• **Job**: In full and without alteration, repeat the material.
==*==
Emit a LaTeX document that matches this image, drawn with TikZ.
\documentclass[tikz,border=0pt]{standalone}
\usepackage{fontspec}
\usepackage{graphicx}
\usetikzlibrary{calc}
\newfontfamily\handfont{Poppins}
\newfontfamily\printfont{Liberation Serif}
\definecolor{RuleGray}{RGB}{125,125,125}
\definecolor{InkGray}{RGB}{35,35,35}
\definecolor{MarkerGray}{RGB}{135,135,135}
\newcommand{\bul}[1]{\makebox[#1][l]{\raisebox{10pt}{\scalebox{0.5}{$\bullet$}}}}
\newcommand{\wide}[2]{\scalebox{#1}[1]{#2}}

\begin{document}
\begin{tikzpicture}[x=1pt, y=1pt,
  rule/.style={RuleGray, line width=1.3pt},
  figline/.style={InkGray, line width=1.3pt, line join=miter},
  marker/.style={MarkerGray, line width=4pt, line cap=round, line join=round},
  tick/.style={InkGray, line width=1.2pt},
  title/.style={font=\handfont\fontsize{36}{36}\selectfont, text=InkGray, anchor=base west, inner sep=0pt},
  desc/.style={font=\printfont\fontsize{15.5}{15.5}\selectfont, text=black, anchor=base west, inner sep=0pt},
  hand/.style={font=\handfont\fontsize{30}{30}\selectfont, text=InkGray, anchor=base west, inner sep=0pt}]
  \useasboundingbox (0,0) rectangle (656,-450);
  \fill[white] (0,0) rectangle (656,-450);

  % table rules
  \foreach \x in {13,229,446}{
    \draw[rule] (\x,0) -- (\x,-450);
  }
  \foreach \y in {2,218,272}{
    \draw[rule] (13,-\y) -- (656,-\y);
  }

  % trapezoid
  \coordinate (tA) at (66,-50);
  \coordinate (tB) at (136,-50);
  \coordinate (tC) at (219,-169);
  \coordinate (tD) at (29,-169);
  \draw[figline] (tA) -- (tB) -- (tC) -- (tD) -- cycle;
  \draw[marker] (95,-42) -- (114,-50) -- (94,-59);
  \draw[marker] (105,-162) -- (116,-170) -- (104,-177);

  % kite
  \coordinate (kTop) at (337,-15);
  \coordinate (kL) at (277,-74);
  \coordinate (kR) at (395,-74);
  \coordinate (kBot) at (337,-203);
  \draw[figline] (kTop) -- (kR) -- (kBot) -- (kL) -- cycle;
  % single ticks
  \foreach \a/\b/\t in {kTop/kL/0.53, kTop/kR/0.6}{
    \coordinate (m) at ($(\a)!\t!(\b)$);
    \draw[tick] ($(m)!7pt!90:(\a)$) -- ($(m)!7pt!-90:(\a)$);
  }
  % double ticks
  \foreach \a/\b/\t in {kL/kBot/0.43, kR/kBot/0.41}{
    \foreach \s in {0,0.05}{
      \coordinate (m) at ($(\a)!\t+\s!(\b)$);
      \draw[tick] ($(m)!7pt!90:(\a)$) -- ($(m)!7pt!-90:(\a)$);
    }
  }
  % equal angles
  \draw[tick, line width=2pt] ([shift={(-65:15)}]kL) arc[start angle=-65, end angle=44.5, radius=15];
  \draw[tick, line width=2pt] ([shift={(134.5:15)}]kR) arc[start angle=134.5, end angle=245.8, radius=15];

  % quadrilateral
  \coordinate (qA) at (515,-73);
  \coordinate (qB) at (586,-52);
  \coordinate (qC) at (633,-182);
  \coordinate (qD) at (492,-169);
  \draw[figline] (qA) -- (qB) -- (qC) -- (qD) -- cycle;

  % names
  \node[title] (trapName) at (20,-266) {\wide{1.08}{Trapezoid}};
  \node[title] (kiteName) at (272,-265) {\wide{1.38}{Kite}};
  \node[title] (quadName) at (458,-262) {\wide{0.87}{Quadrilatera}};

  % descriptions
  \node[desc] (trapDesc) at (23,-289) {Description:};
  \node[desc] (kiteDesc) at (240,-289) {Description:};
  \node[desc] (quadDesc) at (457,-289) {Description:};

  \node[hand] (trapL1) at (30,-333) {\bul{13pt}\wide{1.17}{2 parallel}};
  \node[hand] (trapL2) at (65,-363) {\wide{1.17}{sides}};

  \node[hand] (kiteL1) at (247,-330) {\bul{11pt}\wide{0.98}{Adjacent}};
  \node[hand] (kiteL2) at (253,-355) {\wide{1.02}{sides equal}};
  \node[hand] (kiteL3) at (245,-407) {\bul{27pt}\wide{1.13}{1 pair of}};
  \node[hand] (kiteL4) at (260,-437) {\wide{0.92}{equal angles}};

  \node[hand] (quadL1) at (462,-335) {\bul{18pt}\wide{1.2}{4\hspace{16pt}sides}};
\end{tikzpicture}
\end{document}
==*==
• **Solution**:
Emit a LaTeX document that matches this image, drawn with TikZ.
\documentclass[tikz,border=0pt]{standalone}
\usepackage{fontspec}
\usepackage{graphicx}
\usetikzlibrary{calc}
\newfontfamily\handfont{Poppins}
\newfontfamily\printfont{Liberation Serif}
\definecolor{RuleGray}{RGB}{125,125,125}
\definecolor{InkGray}{RGB}{35,35,35}
\definecolor{MarkerGray}{RGB}{135,135,135}
\newcommand{\bul}[1]{\makebox[#1][l]{\raisebox{10pt}{\scalebox{0.5}{$\bullet$}}}}
\newcommand{\wide}[2]{\scalebox{#1}[1]{#2}}

\begin{document}
\begin{tikzpicture}[x=1pt, y=1pt,
  rule/.style={RuleGray, line width=1.3pt},
  figline/.style={InkGray, line width=1.3pt, line join=miter},
  marker/.style={MarkerGray, line width=4pt, line cap=round, line join=round},
  tick/.style={InkGray, line width=1.2pt},
  title/.style={font=\handfont\fontsize{36}{36}\selectfont, text=InkGray, anchor=base west, inner sep=0pt},
  desc/.style={font=\printfont\fontsize{15.5}{15.5}\selectfont, text=black, anchor=base west, inner sep=0pt},
  hand/.style={font=\handfont\fontsize{30}{30}\selectfont, text=InkGray, anchor=base west, inner sep=0pt}]
  \useasboundingbox (0,0) rectangle (656,-450);
  \fill[white] (0,0) rectangle (656,-450);

  % table rules
  \foreach \x in {13,229,446}{
    \draw[rule] (\x,0) -- (\x,-450);
  }
  \foreach \y in {2,218,272}{
    \draw[rule] (13,-\y) -- (656,-\y);
  }

  % trapezoid
  \coordinate (tA) at (66,-50);
  \coordinate (tB) at (136,-50);
  \coordinate (tC) at (219,-169);
  \coordinate (tD) at (29,-169);
  \draw[figline] (tA) -- (tB) -- (tC) -- (tD) -- cycle;
  \draw[marker] (95,-42) -- (114,-50) -- (94,-59);
  \draw[marker] (105,-162) -- (116,-170) -- (104,-177);

  % kite
  \coordinate (kTop) at (337,-15);
  \coordinate (kL) at (277,-74);
  \coordinate (kR) at (395,-74);
  \coordinate (kBot) at (337,-203);
  \draw[figline] (kTop) -- (kR) -- (kBot) -- (kL) -- cycle;
  % single ticks
  \foreach \a/\b/\t in {kTop/kL/0.53, kTop/kR/0.6}{
    \coordinate (m) at ($(\a)!\t!(\b)$);
    \draw[tick] ($(m)!7pt!90:(\a)$) -- ($(m)!7pt!-90:(\a)$);
  }
  % double ticks
  \foreach \a/\b/\t in {kL/kBot/0.43, kR/kBot/0.41}{
    \foreach \s in {0,0.05}{
      \coordinate (m) at ($(\a)!\t+\s!(\b)$);
      \draw[tick] ($(m)!7pt!90:(\a)$) -- ($(m)!7pt!-90:(\a)$);
    }
  }
  % equal angles
  \draw[tick, line width=2pt] ([shift={(-65:15)}]kL) arc[start angle=-65, end angle=44.5, radius=15];
  \draw[tick, line width=2pt] ([shift={(134.5:15)}]kR) arc[start angle=134.5, end angle=245.8, radius=15];

  % quadrilateral
  \coordinate (qA) at (515,-73);
  \coordinate (qB) at (586,-52);
  \coordinate (qC) at (633,-182);
  \coordinate (qD) at (492,-169);
  \draw[figline] (qA) -- (qB) -- (qC) -- (qD) -- cycle;

  % names
  \node[title] (trapName) at (20,-266) {\wide{1.08}{Trapezoid}};
  \node[title] (kiteName) at (272,-265) {\wide{1.38}{Kite}};
  \node[title] (quadName) at (458,-262) {\wide{0.87}{Quadrilatera}};

  % descriptions
  \node[desc] (trapDesc) at (23,-289) {Description:};
  \node[desc] (kiteDesc) at (240,-289) {Description:};
  \node[desc] (quadDesc) at (457,-289) {Description:};

  \node[hand] (trapL1) at (30,-333) {\bul{13pt}\wide{1.17}{2 parallel}};
  \node[hand] (trapL2) at (65,-363) {\wide{1.17}{sides}};

  \node[hand] (kiteL1) at (247,-330) {\bul{11pt}\wide{0.98}{Adjacent}};
  \node[hand] (kiteL2) at (253,-355) {\wide{1.02}{sides equal}};
  \node[hand] (kiteL3) at (245,-407) {\bul{27pt}\wide{1.13}{1 pair of}};
  \node[hand] (kiteL4) at (260,-437) {\wide{0.92}{equal angles}};

  \node[hand] (quadL1) at (462,-335) {\bul{18pt}\wide{1.2}{4\hspace{16pt}sides}};
\end{tikzpicture}
\end{document}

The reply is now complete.